According to Chitanga, African countries are facing uncertainty at multiple levels in terms of their potential responses amid deep structural and financial resources constraints to drive the AfCFTA process.
“The process is alive, the AfCFTA has not been aborted and will certainly be launched at the appropriate time,” he said, responding to those who believe that the deal was dead, mourned and buried.
Don’t lose sight
As the pandemic rages on, Signe and Colette van der Ven, experts at the Brookings Institution, have urged African countries not to lose sight of finalising the AfCFTA, despite focusing their energy on managing the immediate health crisis.
Hailed by many as the deal of the century and the largest free trade deal ever, the AfCFTA, if implemented successfully, will change the face of intra-Africa trade, increasing it from a mere 15 percent to 25, or $50 billion to $70 billion by 2040, and generate a combined Gross Domestic Product (GDP) of over $2 trillion, according to the UN Economic Commission for Africa (UNECA).
However, in an era where the continent’s economy seems to be on its knees due to the pandemic, there are fears that the deal may be in peril.
Bwalya said some of the impacts on Africa also affecting a decline in GDPs will come from a depressed economic output. “Much of this could be attributed to the disruptions in the global trade supply chains – and for Africa with a huge import-export load, the effects are not just significant, but also highlight the continent’s vulnerability in the face of such shocks.”
In response to this, he said AfCFTA is possibly the main, if not only, way Africa has to build resilience in the event of socio-economic shocks as is being experienced in the pandemic.
“Additionally, the AfCFTA will effectively generate a ‘pulling effect’ to expand the continent’s industrial capacity, thereby creating jobs and entrepreneurship opportunities for Africa’s own populations.”
Nevertheless, questions are being asked about the continent’s rising debt, estimated at $345 billion, $145 of which is owed to China. There are fears in some quarters that the huge debt might hang on the AfCFTA’s head like the Sword of Damocles.
Brushing aside these concerns, Bwalya insisted that sober minds were needed in examining this issue of debt – separating and understand facts from perceptions.
“There are certainly issues on the debt front in relation to development financing and government fiscal space – and more moved to the forefront in the advent of the Covid-19 pandemic,” he explained.
He said this requires an examination and understanding of both national factors, as well as geopolitics.
“Here, I am also referring to getting to the root cause issues, address relevant structural factors as opposed to some usual shifting around or postponing the 'debt pain'. Covid-19 will certainly put pressure on government fiscals. However, it should be taken as an opportune time to forge some of the seemingly difficult conversations on the part of both the lenders and the lendees.”

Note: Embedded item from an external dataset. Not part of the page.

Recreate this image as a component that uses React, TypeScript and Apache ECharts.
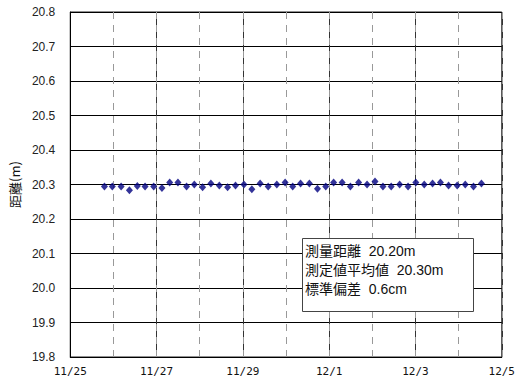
import React, { useEffect, useRef } from "react";
import * as echarts from "echarts";

// hours elapsed since 11/25 00:00 for each measurement
const hoursFromStart = [
  19.0, 23.4, 28.3, 32.9, 37.3, 41.6, 46.4, 51.0, 55.3, 59.9, 64.7, 69.0,
  73.6, 78.2, 82.9, 87.5, 91.9, 96.6, 101.0, 105.6, 110.1, 114.9, 119.5,
  123.7, 128.1, 133.0, 137.5, 142.1, 146.5, 151.2, 155.8, 160.4, 165.1, 169.5, 173.9,
  178.5, 183.2, 187.9, 192.2, 196.9, 201.5, 205.9, 210.4, 215.2, 219.7, 224.3, 228.7,
];
// measured distance (m)
const distances = [
  20.294, 20.294, 20.294, 20.283, 20.296, 20.294, 20.294, 20.29, 20.306, 20.306, 20.294, 20.3,
  20.292, 20.303, 20.297, 20.292, 20.297, 20.3, 20.286, 20.303, 20.294, 20.3, 20.306,
  20.294, 20.303, 20.303, 20.288, 20.294, 20.306, 20.306, 20.294, 20.306, 20.3, 20.309, 20.294,
  20.294, 20.3, 20.294, 20.306, 20.3, 20.303, 20.306, 20.297, 20.297, 20.3, 20.294, 20.303,
];
// x tick labels at day 0, 2, 4, 6, 8, 10
const xTickLabels = ["11/25", "11/27", "11/29", "12/1", "12/3", "12/5"];
const yAxisTitle = "距離(m)";
const infoLines = ["測量距離  20.20m", "測定値平均値  20.30m", "標準偏差  0.6cm"];

export default function App() {
  const ref = useRef<HTMLDivElement>(null);
  useEffect(() => {
    if (!ref.current) return;
    const chart = echarts.init(ref.current, undefined, { renderer: "svg" });
    const data = hoursFromStart.map((h, i) => [h / 24, distances[i]]);
    chart.setOption({
      animation: false,
      grid: { left: 66, right: 14, top: 12, bottom: 29, show: true, borderColor: "#222", borderWidth: 1 },
      xAxis: [
        {
          type: "value",
          min: 0,
          max: 10,
          interval: 2,
          axisLine: { show: true, lineStyle: { color: "#000" } },
          axisTick: { show: false },
          axisLabel: {
            margin: 9,
            fontFamily: "DejaVu Sans Mono",
            fontSize: 11,
            color: "#111",
            formatter: (v: number) => xTickLabels[Math.round(v / 2)] ?? "",
          },
          splitLine: { show: true, lineStyle: { color: "#333", width: 1 } },
        },
        {
          type: "value",
          min: 0,
          max: 10,
          interval: 1,
          position: "bottom",
          axisLine: { show: false },
          axisTick: { show: false },
          axisLabel: { show: false },
          splitLine: { show: true, lineStyle: { color: "#999", width: 1, type: [7, 6] } },
        },
      ],
      yAxis: {
        type: "value",
        min: 19.8,
        max: 20.8,
        interval: 0.1,
        name: yAxisTitle,
        nameLocation: "middle",
        nameRotate: 90,
        nameGap: 47,
        nameTextStyle: { fontFamily: "Noto Sans CJK JP", fontSize: 13, color: "#111" },
        axisLine: { show: true, lineStyle: { color: "#000" } },
        axisTick: { show: false },
        axisLabel: {
          margin: 15,
          fontFamily: "Liberation Sans",
          fontSize: 12,
          color: "#222",
          formatter: (v: number) => v.toFixed(1),
        },
        splitLine: { show: true, lineStyle: { color: "#000", width: 1 } },
      },
      series: [
        {
          type: "scatter",
          xAxisIndex: 0,
          data,
          symbol: "diamond",
          symbolSize: [7, 8],
          itemStyle: { color: "#000080" },
          z: 5,
        },
      ],
      graphic: [
        {
          type: "rect",
          left: 302,
          top: 238,
          shape: { width: 171, height: 73 },
          style: { fill: "#fff", stroke: "#444", lineWidth: 1 },
          z: 10,
        },
        {
          type: "text",
          left: 305,
          top: 241,
          style: {
            text: infoLines.join("\n"),
            fontFamily: "Liberation Sans, Noto Sans CJK JP",
            fontSize: 14,
            lineHeight: 19,
            fill: "#111",
          },
          z: 11,
        },
      ],
    });
    return () => chart.dispose();
  }, []);
  return <div ref={ref} style={{ position: "absolute", left: 0, top: 0, width: 518, height: 386 }} />;
}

He continued: “There has to be tripartite engagement in the mutual interest of stable development, on one hand, and viable and sustainable business on the other. It is also not just the figure in amounts of dollars, but also what these loans are being used for in relation to growing of capacity to repay.”
Brimming with self-confidence, Signe said despite the postponement of the official launch, the AfCFTA and its Secretary-General Wamkele Mene have been working tirelessly along with the AU and the Commissioner on Trade and Industry, Albert Muchanga, to unlock Africa’s trade potential, including facilitating the circulation of essential goods and services during Covid-19 despite the global disruptions.
“The AfCFTA offers Africa with one of the best recovery plans and I am confident that it would be officially launched in 2021 with greater support than it would have received in July 2020 given the coronavirus pandemic.”